The end of the cold war promised a more peaceful age of international relations, as most nations professed to follow agreed rules in a positive-sum game designed to benefit all. Today, that vision is under threat as governments increasingly turn to tariffs, sanctions, and export controls to advance national security goals. Around the world, the line between economic and national security policy is blurring. A new era of geoeconomics is taking hold.
How effective is geoeconomic power? Which sectors should be considered strategic? Is geoeconomic power always a zero-sum game, or can it generate global gains? And how can middle powers navigate this transition? This issue of Finance & Development explores the economic tools nations are using to shape the new global power dynamic. History offers some valuable guideposts.
Geoeconomics is not, in fact, new. Josh Lipsky reminds us that for most of the world—from Brazil to India to Türkiye—it’s simply how international business has always been done. What has changed, he notes, is that the world’s largest economy is joining in, with consequences for everyone.
Christopher Clayton, Matteo Maggiori, and Jesse Schreger provide a new analytical framework for understanding geoeconomics. They show how control of choke points—such as financial infrastructure, technology, or critical commodities—can confer immense power. But overuse of this power is self-defeating: It drives other nations to seek alternatives and erodes the very leverage being wielded. The authors call for policy tools that allow limited intervention to enhance economic security while preserving the benefits of globalization.
Jeffry Frieden weighs economic coercion’s costs and benefits, arguing that it takes a toll on efficiency, innovation, credibility, and even domestic cohesion. But Kim Ruhl asserts that enhancing geoeconomic resilience is essential, even if it means reduced efficiency. He argues that the US, in grappling with nonmarket actions by adversaries, must adopt tariffs, sanctions, and industrial strategies as tools of economic statecraft.

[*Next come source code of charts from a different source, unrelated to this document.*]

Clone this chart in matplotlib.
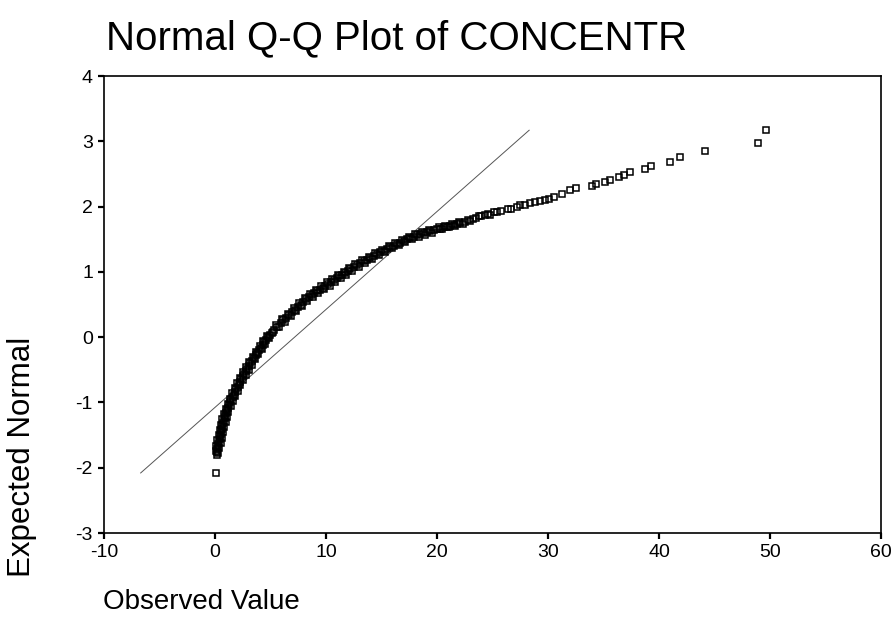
import matplotlib
matplotlib.use("Agg")
import matplotlib.pyplot as plt

plt.rcParams['font.family'] = ['Liberation Sans', 'DejaVu Sans']
plt.rcParams['axes.unicode_minus'] = False

observed = [
	0.06,
	# steep lower part of the band
	0.14, 0.19, 0.22, 0.28, 0.31, 0.38, 0.41, 0.47, 0.51, 0.56, 0.64, 0.67,
	0.75, 0.79, 0.87, 0.91, 0.99, 1.06, 1.19, 1.27, 1.39, 1.46, 1.58, 1.68,
	1.81, 1.91, 2.04, 2.14, 2.27, 2.37, 2.52, 2.63, 2.78, 2.89, 3.04, 3.17,
	3.35, 3.48, 3.66, 3.79, 3.97, 4.11, 4.28, 4.42, 4.59, 4.73, 4.92, 5.18,
	0.30, 0.05, 0.40, 0.12, 0.50, 0.22, 0.60, 0.32, 0.70, 0.42, 0.82, 0.53,
	0.95, 0.65, 1.07, 0.77, 1.21, 0.95, 1.41, 1.15, 1.60, 1.34, 1.81, 1.56,
	2.04, 1.79, 2.27, 2.02, 2.50, 2.26, 2.76, 2.52, 3.02, 2.78, 3.30, 3.08,
	3.60, 3.39, 3.91, 3.70, 4.22, 4.02, 4.53, 4.32, 4.84, 4.64, 5.15,
	# middle part
	5.35, 5.6, 5.9, 6.15, 6.4, 6.7, 6.95, 7.2, 7.45, 7.7, 7.95, 8.2,
	8.45, 8.7, 8.95, 9.2, 9.45, 9.7, 9.95, 10.2, 10.45, 10.7, 10.95, 11.2,
	11.45, 11.7, 11.95, 12.2, 12.5, 12.8, 13.1, 13.4, 13.7, 14.0, 14.3, 14.6,
	14.9, 15.2, 15.5, 15.8, 16.1, 16.4, 16.7, 17.0, 17.3, 17.6, 17.9, 18.2,
	18.5, 18.8, 19.1, 19.4, 19.7,
	5.48, 5.75, 6.02, 6.28, 6.55, 6.82, 7.08, 7.32, 7.58, 7.82, 8.08, 8.32,
	8.58, 8.82, 9.08, 9.32, 9.58, 9.82, 10.08, 10.32, 10.58, 10.82, 11.08, 11.32,
	11.58, 11.82, 12.08, 12.35, 12.65, 12.95, 13.25, 13.55, 13.85, 14.15, 14.45, 14.75,
	15.05, 15.35, 15.65, 15.95, 16.25, 16.55, 16.85, 17.15, 17.45, 17.75, 18.05, 18.35,
	18.65, 18.95, 19.25, 19.55,
	# upper tail
	20.0, 20.3, 20.6, 20.9, 21.2, 21.5, 21.8, 22.1, 22.5, 22.8, 23.2, 23.5,
	24.0, 24.3, 24.6, 25.1, 25.4, 25.8, 26.4, 26.7, 27.2, 27.5, 27.9, 28.4,
	28.8, 29.3, 29.7, 30.1, 30.5, 31.3, 32.0, 32.5,
	20.15, 20.45, 20.75, 21.05, 21.35, 21.65, 21.95, 22.3, 23.0, 23.8, 24.8,
	34.0, 34.3, 35.1, 35.6, 36.4, 36.85, 37.4, 38.7, 39.3, 41.0, 41.9, 44.1,
	48.9, 49.6,
]
expected = [
	-2.08,
	-1.80, -1.76, -1.72, -1.68, -1.64, -1.60, -1.56, -1.52, -1.48, -1.44, -1.40, -1.36,
	-1.32, -1.28, -1.24, -1.20, -1.16, -1.12, -1.08, -1.04, -1.00, -0.96, -0.92, -0.88,
	-0.84, -0.80, -0.76, -0.72, -0.68, -0.64, -0.60, -0.56, -0.52, -0.48, -0.44, -0.40,
	-0.36, -0.32, -0.28, -0.24, -0.20, -0.16, -0.12, -0.08, -0.04, 0.00, 0.04, 0.08,
	-1.78, -1.74, -1.70, -1.66, -1.62, -1.58, -1.54, -1.50, -1.46, -1.42, -1.38, -1.34,
	-1.30, -1.26, -1.22, -1.18, -1.14, -1.10, -1.06, -1.02, -0.98, -0.94, -0.90, -0.86,
	-0.82, -0.78, -0.74, -0.70, -0.66, -0.62, -0.58, -0.54, -0.50, -0.46, -0.42, -0.38,
	-0.34, -0.30, -0.26, -0.22, -0.18, -0.14, -0.10, -0.06, -0.02, 0.02, 0.06,
	0.11, 0.16, 0.22, 0.26, 0.30, 0.34, 0.38, 0.42, 0.46, 0.50, 0.54, 0.58,
	0.61, 0.64, 0.67, 0.70, 0.73, 0.76, 0.79, 0.82, 0.84, 0.87, 0.90, 0.93,
	0.95, 0.98, 1.01, 1.04, 1.07, 1.10, 1.13, 1.16, 1.18, 1.21, 1.24, 1.27,
	1.30, 1.32, 1.35, 1.38, 1.40, 1.43, 1.45, 1.47, 1.50, 1.52, 1.54, 1.56,
	1.58, 1.59, 1.61, 1.62, 1.64,
	0.18, 0.15, 0.28, 0.24, 0.36, 0.32, 0.44, 0.40, 0.52, 0.48, 0.60, 0.555,
	0.665, 0.615, 0.725, 0.675, 0.785, 0.735, 0.845, 0.79, 0.895, 0.845, 0.955, 0.90,
	1.005, 0.955, 1.065, 1.015, 1.12, 1.08, 1.175, 1.14, 1.225, 1.195, 1.285, 1.255,
	1.34, 1.305, 1.395, 1.36, 1.445, 1.41, 1.49, 1.455, 1.54, 1.50, 1.58, 1.54,
	1.615, 1.57, 1.645, 1.60,
	1.65, 1.66, 1.68, 1.69, 1.71, 1.72, 1.74, 1.75, 1.77, 1.79, 1.81, 1.82,
	1.85, 1.87, 1.88, 1.91, 1.92, 1.93, 1.96, 1.97, 2.00, 2.02, 2.03, 2.05,
	2.07, 2.09, 2.10, 2.12, 2.15, 2.20, 2.26, 2.29,
	1.68, 1.65, 1.70, 1.68, 1.73, 1.71, 1.76, 1.74, 1.78, 1.86, 1.87,
	2.32, 2.34, 2.38, 2.40, 2.45, 2.49, 2.53, 2.57, 2.62, 2.68, 2.76, 2.85,
	2.98, 3.17,
]

# Reference line (expected normal line)
line_x = [-6.7, 28.3]
line_y = [-2.08, 3.17]

x_ticks = [-10, 0, 10, 20, 30, 40, 50, 60]
y_ticks = [-3, -2, -1, 0, 1, 2, 3, 4]

fig = plt.figure(figsize=(8.93, 6.32), dpi=100)
ax = fig.add_axes([0.1165, 0.1566, 0.8701, 0.7231])

ax.plot(line_x, line_y, color="#555555", lw=0.7)
# hollow squares, unfilled so overlapping points build up a dark band
ax.plot(observed, expected, ls="none", marker="s", ms=4.3,
	mfc="none", mec="black", mew=1.1)

ax.set_xlim(-10, 60)
ax.set_ylim(-3, 4)
ax.set_xticks(x_ticks)
ax.set_yticks(y_ticks)
ax.tick_params(direction="out", length=4, width=1.6, labelsize=14, pad=4)
for s in ax.spines.values():
	s.set_linewidth(1.2)

fig.text(0.119, 0.922, "Normal Q-Q Plot of CONCENTR", fontsize=29, va="baseline", ha="left")
fig.text(0.115, 0.047, "Observed Value", fontsize=20, va="center", ha="left")
fig.text(0.025, 0.087, "Expected Normal", fontsize=22.5, rotation=90, va="bottom", ha="center")

fig.savefig("out.png", dpi=100)
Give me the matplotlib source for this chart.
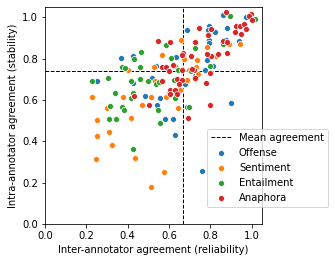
import matplotlib
matplotlib.use("Agg")
import matplotlib.pyplot as plt

# inter-annotator (x) vs intra-annotator (y) agreement
offense_x = [0.861, 0.975, 0.883, 0.938, 0.796, 0.791, 0.825, 0.688, 0.793, 0.796,
             0.874, 0.369, 0.424, 0.537, 0.782, 0.811, 0.773, 0.635, 0.251, 0.427,
             0.518, 0.482, 0.558, 0.542, 0.688, 0.900, 0.581, 0.620, 0.631, 0.761,
             0.676, 0.728]
offense_y = [1.010, 1.000, 0.948, 0.886, 0.956, 0.940, 0.929, 0.940, 0.892, 0.876,
             0.889, 0.805, 0.812, 0.765, 0.796, 0.763, 0.747, 0.808, 0.691, 0.684,
             0.709, 0.620, 0.610, 0.578, 0.567, 0.588, 0.510, 0.510, 0.433, 0.256,
             0.680, 0.715]

sentiment_x = [0.964, 0.942, 0.890, 0.829, 0.782, 0.660, 0.672, 0.736, 0.731, 0.567,
               0.403, 0.529, 0.631, 0.743, 0.688, 0.230, 0.376, 0.512, 0.584, 0.602,
               0.652, 0.534, 0.301, 0.471, 0.643, 0.251, 0.418, 0.309, 0.251, 0.324,
               0.248, 0.436, 0.576, 0.513, 0.698, 0.728]
sentiment_y = [0.962, 0.873, 0.873, 0.815, 0.855, 0.889, 0.800, 0.792, 0.760, 0.817,
               0.744, 0.760, 0.767, 0.728, 0.699, 0.617, 0.617, 0.617, 0.615, 0.636,
               0.647, 0.694, 0.561, 0.578, 0.561, 0.502, 0.514, 0.443, 0.425, 0.383,
               0.314, 0.320, 0.251, 0.177, 0.744, 0.700]

entailment_x = [0.893, 1.016, 0.863, 0.724, 0.588, 0.612, 0.431, 0.466, 0.372, 0.389,
                0.458, 0.644, 0.798, 0.707, 0.228, 0.304, 0.416, 0.458, 0.497, 0.539,
                0.554, 0.623, 0.337, 0.427, 0.416, 0.631, 0.313, 0.371, 0.385, 0.547,
                0.696, 0.309, 0.343, 0.555, 0.424]
entailment_y = [1.006, 0.993, 0.873, 0.853, 0.868, 0.805, 0.800, 0.832, 0.760, 0.755,
                0.760, 0.747, 0.763, 0.741, 0.691, 0.707, 0.694, 0.704, 0.691, 0.680,
                0.688, 0.696, 0.633, 0.636, 0.612, 0.612, 0.570, 0.567, 0.554, 0.554,
                0.567, 0.507, 0.507, 0.488, 0.365]

anaphora_x = [0.874, 0.995, 0.987, 1.003, 0.923, 0.944, 0.961, 0.919, 0.947, 0.974,
              0.804, 0.790, 0.745, 0.863, 0.882, 0.838, 0.882, 0.803, 0.785, 0.725,
              0.547, 0.607, 0.669, 0.661, 0.709, 0.567, 0.586, 0.620, 0.601, 0.661,
              0.798, 0.720, 0.712, 0.567, 0.639, 0.664, 0.728, 0.777, 0.429, 0.605,
              0.630, 0.607, 0.639, 0.505, 0.800, 0.690, 0.647]
anaphora_y = [1.026, 1.018, 1.005, 0.989, 0.956, 0.958, 0.966, 0.929, 0.921, 0.942,
              0.945, 0.916, 0.948, 0.886, 0.881, 0.824, 0.828, 0.812, 0.824, 0.881,
              0.886, 0.881, 0.828, 0.816, 0.815, 0.760, 0.760, 0.768, 0.741, 0.744,
              0.731, 0.744, 0.752, 0.691, 0.700, 0.696, 0.709, 0.683, 0.618, 0.647,
              0.647, 0.628, 0.628, 0.578, 0.578, 0.514, 0.680]

mean_inter = 0.668
mean_intra = 0.742

tasks = ["Offense", "Sentiment", "Entailment", "Anaphora"]
colors = ["#1f77b4", "#ff7f0e", "#2ca02c", "#d62728"]
xs = [offense_x, sentiment_x, entailment_x, anaphora_x]
ys = [offense_y, sentiment_y, entailment_y, anaphora_y]


def main():
    fig = plt.figure(figsize=(335 / 72, 262 / 72), dpi=72)
    ax = fig.add_axes([0.134, 0.145, 0.648, 0.828])

    mean_line = ax.axvline(mean_inter, color="black", linestyle="--", linewidth=1,
                           label="Mean agreement")
    ax.axhline(mean_intra, color="black", linestyle="--", linewidth=1)

    handles = [mean_line]
    for name, color, x, y in zip(tasks, colors, xs, ys):
        h = ax.scatter(x, y, s=36, color=color, edgecolor="white", linewidth=0.75,
                       label=name, zorder=2)
        handles.append(h)

    ax.set_xlim(0, 1.05)
    ax.set_ylim(0, 1.05)
    ax.set_xticks([0, 0.2, 0.4, 0.6, 0.8, 1.0])
    ax.set_yticks([0, 0.2, 0.4, 0.6, 0.8, 1.0])
    ax.set_xlabel("Inter-annotator agreement (reliability)")
    ax.set_ylabel("Intra-annotator agreement (stability)")

    ax.legend(handles=handles, loc="lower right", bbox_to_anchor=(0.979, 0.21),
              bbox_transform=fig.transFigure, borderaxespad=0)

    fig.savefig("out.png", dpi=72)


if __name__ == "__main__":
    main()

The stakes are especially high for those navigating between great powers. Sub-Saharan African countries face declining aid and a crumbling multilateral peace architecture, says Ethiopia’s foreign minister, Gedion Timothewos. Yet he sees opportunities for leverage in the global race for Africa’s critical minerals. N. K. Singh makes the case that middle powers such as India can shape the emerging order by building issue-based coalitions. And Beatrice Weder di Mauro challenges Europe to stop thinking of itself as a middle power and start acting like a great power in proportion to its economic heft.
Others examine how rivalry reshapes cooperation. Aaditya Mattoo, Michele Ruta, and Robert Staiger argue that geopolitical competition need not end trade cooperation, but it does require rethinking the rules. The multilateral system must make room for geopolitical rivalry while avoiding disruptive trade wars and protecting neutral countries.
A common thread emerges: Resilience matters—but so does restraint. Excessive dependence can be a vulnerability; excessive fragmentation jeopardizes the immense economic benefits that flow from cooperation. The challenge is to strike a balance—diversifying and cooperating where possible, and preserving institutions that make power predictable rather than arbitrary. Ultimately it is a shared commitment to rules that keeps the world economy connected.
Still, geoeconomics is likely not a passing phase. It describes a shift in how nations pursue security, growth, and influence in a more contested world. Economic thinking must evolve with real-world experience and account for these forces as policymakers navigate an increasingly volatile world.
There is much more to explore—including different perspectives and analysis on some of the most pressing global economic issues. I hope the articles stimulate fresh thinking and reflection and further debate.
On a personal note, I was deeply saddened to learn of Robert Skidelsky’s passing. Robert, the great economic historian and Keynes biographer, submitted an article to F&D shortly before his death in April, aged 86, and we are honored to publish it in our pages.